Whitman Unit 10
Matt Butcher
Discuss Whitman’s view on the role of poetry in a democracy as found in his prose, primarily Democratic Vistas. In terms of tone, would you say that Whitman’s views on the future of America, optimistic versus pessimistic, differ in his prose and his poetry. Does Whitman take the role of a biblical prophet in Democratic Vistas, that is, does he take the role of warning fellow Americans of his own and of our own times against certain dangers? What are the dangers Whitman sees?
In The Reader’s Guide to Walt Whitman and in on-line sources, you will find reference to Whitman’s “socialism” and the “hot” or “red little prophets,” that is, his literary and political followers and disciples. What are Whitman’s views on slavery? What do you think Whitman’s views on segregation, Affirmative Action, and race relationships would have been? On women’s rights, where would Whitman have positioned himself? On the wars of our own time, what would Whitman have had to say? In what sense was Whitman a socialist? Why were Americans among the first open socialists in the world—and why was socialism so popular with Americans in the 19tyh century? How does Whitman fit into this group. Who were Edward Bellamy and Charlotte Perkins Gilman?
Whitman definitely found that poetry could speak for the common man as well as any aristocrat. This is obvious by his laboring intensity about the working man, Whitman himself coming from a working family. The tone is intensely optimistic, as Whitman says he reaches for “the lofty aim, surely the proudest and the purest, in whose service the future literatus, of whatever field, may gladly labor.” He thinks that these heights are inevitable when later in the passage he says, “The climax of this loftiest range of civilization, rising above all the gorgeous shows and results of wealth, intellect, power, and art, as such—above even theology and religious fervor—is to be its development, from the eternal bases, and the fit expression, of absolute Conscience, moral soundness, Justice.” He does warn against dangers, but these dangers are really against oppression: “The great word Solidarity has arisen. Of all dangers to a nation, as things exist in our day, there can be no greater one than having certain portions of the people set off from the rest by a line drawn—they not privileged as others, but degraded, humiliated, made of no account. Much quackery teems, of course, even on democracy’s side, yet does not really affect the orbic quality of the matter.”
Whitman does want to share the wealth, and there are underpinnings of a socialist thought. He wants the important farmer to keep farming, and he realizes that some Americans search for wealth. The farmer won’t get that wealth by keeping the rich man’s food on the table. Should not, then, the wealth be shared?

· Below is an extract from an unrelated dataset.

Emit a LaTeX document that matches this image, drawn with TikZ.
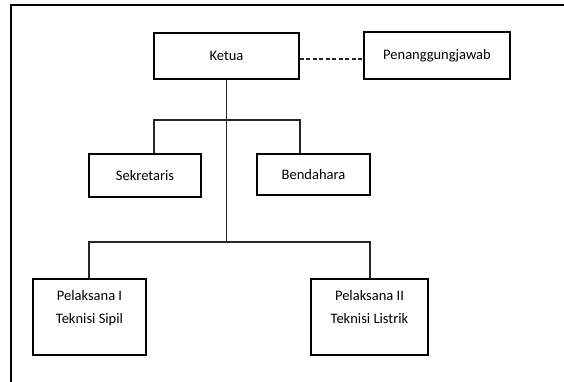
\documentclass[tikz,border=0pt]{standalone}
\usepackage{fontspec}
\setmainfont{Carlito}
\begin{document}
\begin{tikzpicture}[x=1pt,y=-1pt,
  box/.style={draw=black, line width=1.3pt, fill=white, rectangle, inner sep=0pt, align=center,
    font=\fontsize{14.5}{23}\selectfont},
  conn/.style={draw=black!85, line width=1.1pt}]
\useasboundingbox (0,0) rectangle (564,382);
\fill[white] (0,0) rectangle (564,382);
\draw[line width=2.2pt] (11,382) -- (11,5) -- (564,5);
\node[box, minimum width=145pt, minimum height=46pt] (ket) at (226.5,56) {Ketua};
\node[box, minimum width=146pt, minimum height=47pt] (pj) at (437,55.5) {Penanggungjawab};
\node[box, minimum width=112pt, minimum height=43pt] (sek) at (145,175.5) {Sekretaris};
\node[box, minimum width=113pt, minimum height=41pt] (ben) at (313.5,174.5) {Bendahara};
\node[box, minimum width=113pt, minimum height=76pt] (p1) at (89.5,317) {Pelaksana I\\Teknisi Sipil\\[-10pt]\strut};
\node[box, minimum width=117pt, minimum height=76pt] (p2) at (369.5,317) {Pelaksana II\\Teknisi Listrik\\[-10pt]\strut};
\coordinate (h1l) at (154,120);
\coordinate (h1r) at (300,120);
\coordinate (h2l) at (89,242);
\coordinate (h2r) at (370,242);
\coordinate (d1) at (299,59);
\draw[conn] (ket.south) -- (ket.south |- h2l);
\draw[conn] (h1l |- sek.north) -- (h1l) -- (h1r) -- (h1r |- ben.north);
\draw[conn] (h2l |- p1.north) -- (h2l) -- (h2r) -- (h2r |- p2.north);
\draw[conn, dashed, dash pattern=on 4pt off 2.5pt] (ket.east |- d1) -- (pj.west |- d1);
\end{tikzpicture}
\end{document}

Edward Bellamy wrote the Utopian novel called Looking Backward. Charlotte Perkins Gilman was an American writer and feminist best known for her short story “The Yellow Wallpaper.” I can see how a Utopian (or dystopian) novel of the future and a feminist and supporter of the women’s right to vote ties in with these ways of thinking. I could pick out passages that I read that would support this, especially the women’s rights. “The idea of the women of America, (extricated from this daze, this fossil and unhealthy air which hangs about the word lady,) develop’d, raised to become the robust equals, workers, and, it may be, even practical and political deciders with the men.”